A cache file starts with 8 bytes corresponding to the ASCII string "FUTHARK" followed by a zero byte. This can be interpreted as a version number, should it ever become relevant. After this comes an 8 byte integer encoding the expected size of the cache file. This is to detect truncation. After this is a 32 byte cache key, followed by the payload. The key is some sort of hash of the data that went into constructing the payload. When loading from the cache, we first compute the expected key, and only use the payload if the cache key matches the expected key. For the GPU backends, the payload will be a compiled GPU program, but the basic caching mechanism is intentionally agnostic to what the payload bytes represent.

Computing the cache key is clearly the most interesting part. Hashing the GPU program source code is an obvious first start, but we also include the compiler options (which include tuning parameters and such). If the GPU program has changed, which happens when the original Futhark program is modified, the hash will change, and so any old cache file will be considered invalid.

The specific hash algorithm is not terribly important, as there are no security aspects to consider. Using a cryptographic hash would be safe, but also overkill in terms of code complexity. Instead we use an adaptation of djb2, which is not any more complicated than a basic random number generator. Since djb2 produces only a single 32-bit word as output, and we need 8 of them to form our 32-byte cache key, I modified it to also store some of its intermediate states. I don’t know for certain that this actually reduces the risk of collisions, but it should certainly not increase it.

Finer points

There are some subtle parts of this design that are worth elaborating. First, one common way to implement a cache as above is to use content-addressable storage, where the hash itself is used to construct a file name for the cache. This means that different users that happen to cache the same data can use the same cache entry. For Futhark, such reuse is exceedingly unlikely. Also, it has the downside that it is non-obvious when the cache entries have no users left and can be deleted. Futhark’s caching mechanism is supposed to connect each program with one cache file, and if the program changes, then the “old” cache is automatically replaced with the new one. This should hopefully avoid an eternally growing cache of compiled GPU code artefacts.

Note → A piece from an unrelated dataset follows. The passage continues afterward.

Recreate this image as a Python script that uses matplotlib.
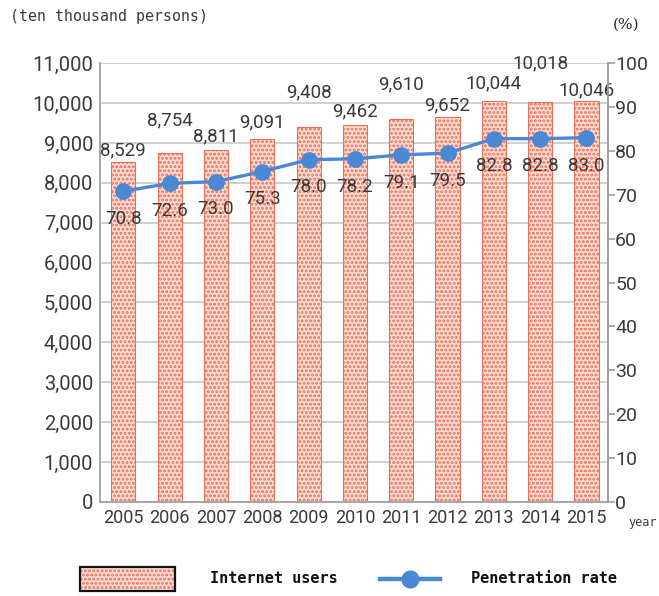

Another interesting detail is that even should all the safeguards fail and Futhark load a compiled GPU program from a stale cache, there is a final bulwark: if the GPU driver fails to load the program (perhaps because it’s from an older version of the driver), Futhark will behave just as if the cache was invalid, and recompile the GPU program from the embedded source code. The only real failure scenario (which is hopefully rare) is if we load an invalid compiled program that the GPU driver still accepts.

One downside of the automation is that it is not easy for the user to see whether caching is successful. This is tragic when caching fails for some silly reason that is easy to fix, such as having forgotten to create the directory containing the cache file. The only way to observe such failures is to enable Futhark’s logging mode and inspect the log output. Not ideal, but we will see whether it becomes a problem in practice.

Worth it?

So was this worth the effort? Yes. The heston32 program starts in 0.35s with a valid cache file, as opposed to 6.3s without one. The remaining startup time is mostly down to driver initialisation, which cannot be avoided, and is independent of the size of the Futhark program. This means Futhark is still not a good choice for short-running command line programs, or at least not when using the GPU backends.

In conclusion, while the use of caching does not strictly speaking make Futhark code run any faster, it certainly does make it launch much faster. Some users might appreciate this.